** WORK REQUIRED **
Output the lines that follow exactly as they are.
════
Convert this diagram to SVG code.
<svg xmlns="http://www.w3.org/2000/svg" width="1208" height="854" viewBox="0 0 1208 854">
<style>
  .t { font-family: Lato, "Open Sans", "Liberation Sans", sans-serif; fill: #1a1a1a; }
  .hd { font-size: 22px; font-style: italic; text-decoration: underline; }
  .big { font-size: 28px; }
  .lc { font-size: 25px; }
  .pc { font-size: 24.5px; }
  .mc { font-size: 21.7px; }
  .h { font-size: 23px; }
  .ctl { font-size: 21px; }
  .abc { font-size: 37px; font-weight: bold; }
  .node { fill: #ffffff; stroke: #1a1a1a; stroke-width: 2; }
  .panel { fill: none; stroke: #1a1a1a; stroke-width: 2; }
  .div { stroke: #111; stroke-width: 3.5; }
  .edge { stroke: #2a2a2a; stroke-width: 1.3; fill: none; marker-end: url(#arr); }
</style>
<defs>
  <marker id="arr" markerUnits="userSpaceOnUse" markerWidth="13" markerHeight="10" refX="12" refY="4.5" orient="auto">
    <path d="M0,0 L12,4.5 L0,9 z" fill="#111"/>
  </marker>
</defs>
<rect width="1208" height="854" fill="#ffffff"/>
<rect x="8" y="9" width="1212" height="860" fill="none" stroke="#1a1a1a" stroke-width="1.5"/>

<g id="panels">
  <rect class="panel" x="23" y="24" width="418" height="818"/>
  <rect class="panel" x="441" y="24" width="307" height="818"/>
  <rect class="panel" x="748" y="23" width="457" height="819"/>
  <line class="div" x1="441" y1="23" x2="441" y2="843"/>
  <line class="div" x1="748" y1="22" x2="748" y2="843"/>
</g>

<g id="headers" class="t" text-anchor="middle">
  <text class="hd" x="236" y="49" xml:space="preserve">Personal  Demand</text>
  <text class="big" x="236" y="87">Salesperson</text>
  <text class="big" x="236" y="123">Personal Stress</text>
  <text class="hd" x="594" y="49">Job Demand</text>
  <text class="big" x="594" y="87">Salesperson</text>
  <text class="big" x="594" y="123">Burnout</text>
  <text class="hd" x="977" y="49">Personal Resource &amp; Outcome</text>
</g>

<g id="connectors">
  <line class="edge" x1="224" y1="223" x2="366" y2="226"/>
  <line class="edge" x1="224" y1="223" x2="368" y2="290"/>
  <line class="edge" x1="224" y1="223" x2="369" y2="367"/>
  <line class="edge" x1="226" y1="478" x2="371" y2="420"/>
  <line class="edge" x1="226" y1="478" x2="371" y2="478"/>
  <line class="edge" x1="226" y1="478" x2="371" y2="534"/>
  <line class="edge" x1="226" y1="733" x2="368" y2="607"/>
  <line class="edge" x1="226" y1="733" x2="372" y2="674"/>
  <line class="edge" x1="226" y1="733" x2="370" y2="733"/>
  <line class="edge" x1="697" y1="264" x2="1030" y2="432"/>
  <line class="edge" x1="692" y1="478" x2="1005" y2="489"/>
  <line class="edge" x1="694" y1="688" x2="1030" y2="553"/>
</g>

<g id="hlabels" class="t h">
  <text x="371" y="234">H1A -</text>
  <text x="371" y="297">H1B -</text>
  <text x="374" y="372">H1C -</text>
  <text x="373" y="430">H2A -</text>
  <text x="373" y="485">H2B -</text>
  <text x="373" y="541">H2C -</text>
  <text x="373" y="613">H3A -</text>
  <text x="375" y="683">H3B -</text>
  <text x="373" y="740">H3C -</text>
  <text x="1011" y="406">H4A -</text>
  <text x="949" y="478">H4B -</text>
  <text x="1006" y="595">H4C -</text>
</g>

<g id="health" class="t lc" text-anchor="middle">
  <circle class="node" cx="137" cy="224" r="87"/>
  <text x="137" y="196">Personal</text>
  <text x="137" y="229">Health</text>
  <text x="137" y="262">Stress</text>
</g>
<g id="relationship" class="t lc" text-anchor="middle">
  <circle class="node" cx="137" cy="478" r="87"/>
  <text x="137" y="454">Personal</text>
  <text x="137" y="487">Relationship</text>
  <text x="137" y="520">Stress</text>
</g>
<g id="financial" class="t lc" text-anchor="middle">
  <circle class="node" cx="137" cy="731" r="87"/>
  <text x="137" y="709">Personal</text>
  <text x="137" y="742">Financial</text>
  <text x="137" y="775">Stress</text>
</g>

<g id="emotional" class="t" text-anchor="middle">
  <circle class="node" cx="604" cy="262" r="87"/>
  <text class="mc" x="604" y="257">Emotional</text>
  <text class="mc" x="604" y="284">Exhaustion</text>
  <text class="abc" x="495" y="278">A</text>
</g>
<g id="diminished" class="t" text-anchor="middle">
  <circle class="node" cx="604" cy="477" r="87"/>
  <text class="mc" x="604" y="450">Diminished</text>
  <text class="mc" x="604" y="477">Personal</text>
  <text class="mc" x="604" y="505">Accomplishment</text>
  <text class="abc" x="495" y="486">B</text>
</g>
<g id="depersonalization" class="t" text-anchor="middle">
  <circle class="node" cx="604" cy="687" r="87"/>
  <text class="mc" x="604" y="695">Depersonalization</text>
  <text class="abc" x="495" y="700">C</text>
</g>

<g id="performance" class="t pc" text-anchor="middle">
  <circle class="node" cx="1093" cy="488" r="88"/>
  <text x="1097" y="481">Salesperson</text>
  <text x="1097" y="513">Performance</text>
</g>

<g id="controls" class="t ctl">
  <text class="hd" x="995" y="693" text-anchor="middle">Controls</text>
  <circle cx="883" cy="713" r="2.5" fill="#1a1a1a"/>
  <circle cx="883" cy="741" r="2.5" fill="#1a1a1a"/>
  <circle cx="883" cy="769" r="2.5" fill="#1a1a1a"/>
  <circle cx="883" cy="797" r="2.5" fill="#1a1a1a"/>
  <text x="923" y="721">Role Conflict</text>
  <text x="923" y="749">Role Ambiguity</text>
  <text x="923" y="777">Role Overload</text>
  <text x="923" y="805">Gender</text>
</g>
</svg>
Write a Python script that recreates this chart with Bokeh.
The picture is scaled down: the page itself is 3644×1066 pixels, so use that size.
════
** WRITTEN ANSWER **
Convert this diagram to SVG code.
<svg xmlns="http://www.w3.org/2000/svg" width="1208" height="854" viewBox="0 0 1208 854">
<style>
  .t { font-family: Lato, "Open Sans", "Liberation Sans", sans-serif; fill: #1a1a1a; }
  .hd { font-size: 22px; font-style: italic; text-decoration: underline; }
  .big { font-size: 28px; }
  .lc { font-size: 25px; }
  .pc { font-size: 24.5px; }
  .mc { font-size: 21.7px; }
  .h { font-size: 23px; }
  .ctl { font-size: 21px; }
  .abc { font-size: 37px; font-weight: bold; }
  .node { fill: #ffffff; stroke: #1a1a1a; stroke-width: 2; }
  .panel { fill: none; stroke: #1a1a1a; stroke-width: 2; }
  .div { stroke: #111; stroke-width: 3.5; }
  .edge { stroke: #2a2a2a; stroke-width: 1.3; fill: none; marker-end: url(#arr); }
</style>
<defs>
  <marker id="arr" markerUnits="userSpaceOnUse" markerWidth="13" markerHeight="10" refX="12" refY="4.5" orient="auto">
    <path d="M0,0 L12,4.5 L0,9 z" fill="#111"/>
  </marker>
</defs>
<rect width="1208" height="854" fill="#ffffff"/>
<rect x="8" y="9" width="1212" height="860" fill="none" stroke="#1a1a1a" stroke-width="1.5"/>

<g id="panels">
  <rect class="panel" x="23" y="24" width="418" height="818"/>
  <rect class="panel" x="441" y="24" width="307" height="818"/>
  <rect class="panel" x="748" y="23" width="457" height="819"/>
  <line class="div" x1="441" y1="23" x2="441" y2="843"/>
  <line class="div" x1="748" y1="22" x2="748" y2="843"/>
</g>

<g id="headers" class="t" text-anchor="middle">
  <text class="hd" x="236" y="49" xml:space="preserve">Personal  Demand</text>
  <text class="big" x="236" y="87">Salesperson</text>
  <text class="big" x="236" y="123">Personal Stress</text>
  <text class="hd" x="594" y="49">Job Demand</text>
  <text class="big" x="594" y="87">Salesperson</text>
  <text class="big" x="594" y="123">Burnout</text>
  <text class="hd" x="977" y="49">Personal Resource &amp; Outcome</text>
</g>

<g id="connectors">
  <line class="edge" x1="224" y1="223" x2="366" y2="226"/>
  <line class="edge" x1="224" y1="223" x2="368" y2="290"/>
  <line class="edge" x1="224" y1="223" x2="369" y2="367"/>
  <line class="edge" x1="226" y1="478" x2="371" y2="420"/>
  <line class="edge" x1="226" y1="478" x2="371" y2="478"/>
  <line class="edge" x1="226" y1="478" x2="371" y2="534"/>
  <line class="edge" x1="226" y1="733" x2="368" y2="607"/>
  <line class="edge" x1="226" y1="733" x2="372" y2="674"/>
  <line class="edge" x1="226" y1="733" x2="370" y2="733"/>
  <line class="edge" x1="697" y1="264" x2="1030" y2="432"/>
  <line class="edge" x1="692" y1="478" x2="1005" y2="489"/>
  <line class="edge" x1="694" y1="688" x2="1030" y2="553"/>
</g>

<g id="hlabels" class="t h">
  <text x="371" y="234">H1A -</text>
  <text x="371" y="297">H1B -</text>
  <text x="374" y="372">H1C -</text>
  <text x="373" y="430">H2A -</text>
  <text x="373" y="485">H2B -</text>
  <text x="373" y="541">H2C -</text>
  <text x="373" y="613">H3A -</text>
  <text x="375" y="683">H3B -</text>
  <text x="373" y="740">H3C -</text>
  <text x="1011" y="406">H4A -</text>
  <text x="949" y="478">H4B -</text>
  <text x="1006" y="595">H4C -</text>
</g>

<g id="health" class="t lc" text-anchor="middle">
  <circle class="node" cx="137" cy="224" r="87"/>
  <text x="137" y="196">Personal</text>
  <text x="137" y="229">Health</text>
  <text x="137" y="262">Stress</text>
</g>
<g id="relationship" class="t lc" text-anchor="middle">
  <circle class="node" cx="137" cy="478" r="87"/>
  <text x="137" y="454">Personal</text>
  <text x="137" y="487">Relationship</text>
  <text x="137" y="520">Stress</text>
</g>
<g id="financial" class="t lc" text-anchor="middle">
  <circle class="node" cx="137" cy="731" r="87"/>
  <text x="137" y="709">Personal</text>
  <text x="137" y="742">Financial</text>
  <text x="137" y="775">Stress</text>
</g>

<g id="emotional" class="t" text-anchor="middle">
  <circle class="node" cx="604" cy="262" r="87"/>
  <text class="mc" x="604" y="257">Emotional</text>
  <text class="mc" x="604" y="284">Exhaustion</text>
  <text class="abc" x="495" y="278">A</text>
</g>
<g id="diminished" class="t" text-anchor="middle">
  <circle class="node" cx="604" cy="477" r="87"/>
  <text class="mc" x="604" y="450">Diminished</text>
  <text class="mc" x="604" y="477">Personal</text>
  <text class="mc" x="604" y="505">Accomplishment</text>
  <text class="abc" x="495" y="486">B</text>
</g>
<g id="depersonalization" class="t" text-anchor="middle">
  <circle class="node" cx="604" cy="687" r="87"/>
  <text class="mc" x="604" y="695">Depersonalization</text>
  <text class="abc" x="495" y="700">C</text>
</g>

<g id="performance" class="t pc" text-anchor="middle">
  <circle class="node" cx="1093" cy="488" r="88"/>
  <text x="1097" y="481">Salesperson</text>
  <text x="1097" y="513">Performance</text>
</g>

<g id="controls" class="t ctl">
  <text class="hd" x="995" y="693" text-anchor="middle">Controls</text>
  <circle cx="883" cy="713" r="2.5" fill="#1a1a1a"/>
  <circle cx="883" cy="741" r="2.5" fill="#1a1a1a"/>
  <circle cx="883" cy="769" r="2.5" fill="#1a1a1a"/>
  <circle cx="883" cy="797" r="2.5" fill="#1a1a1a"/>
  <text x="923" y="721">Role Conflict</text>
  <text x="923" y="749">Role Ambiguity</text>
  <text x="923" y="777">Role Overload</text>
  <text x="923" y="805">Gender</text>
</g>
</svg>
Write a Python script that recreates this chart with Bokeh.
The picture is scaled down: the page itself is 3644×1066 pixels, so use that size.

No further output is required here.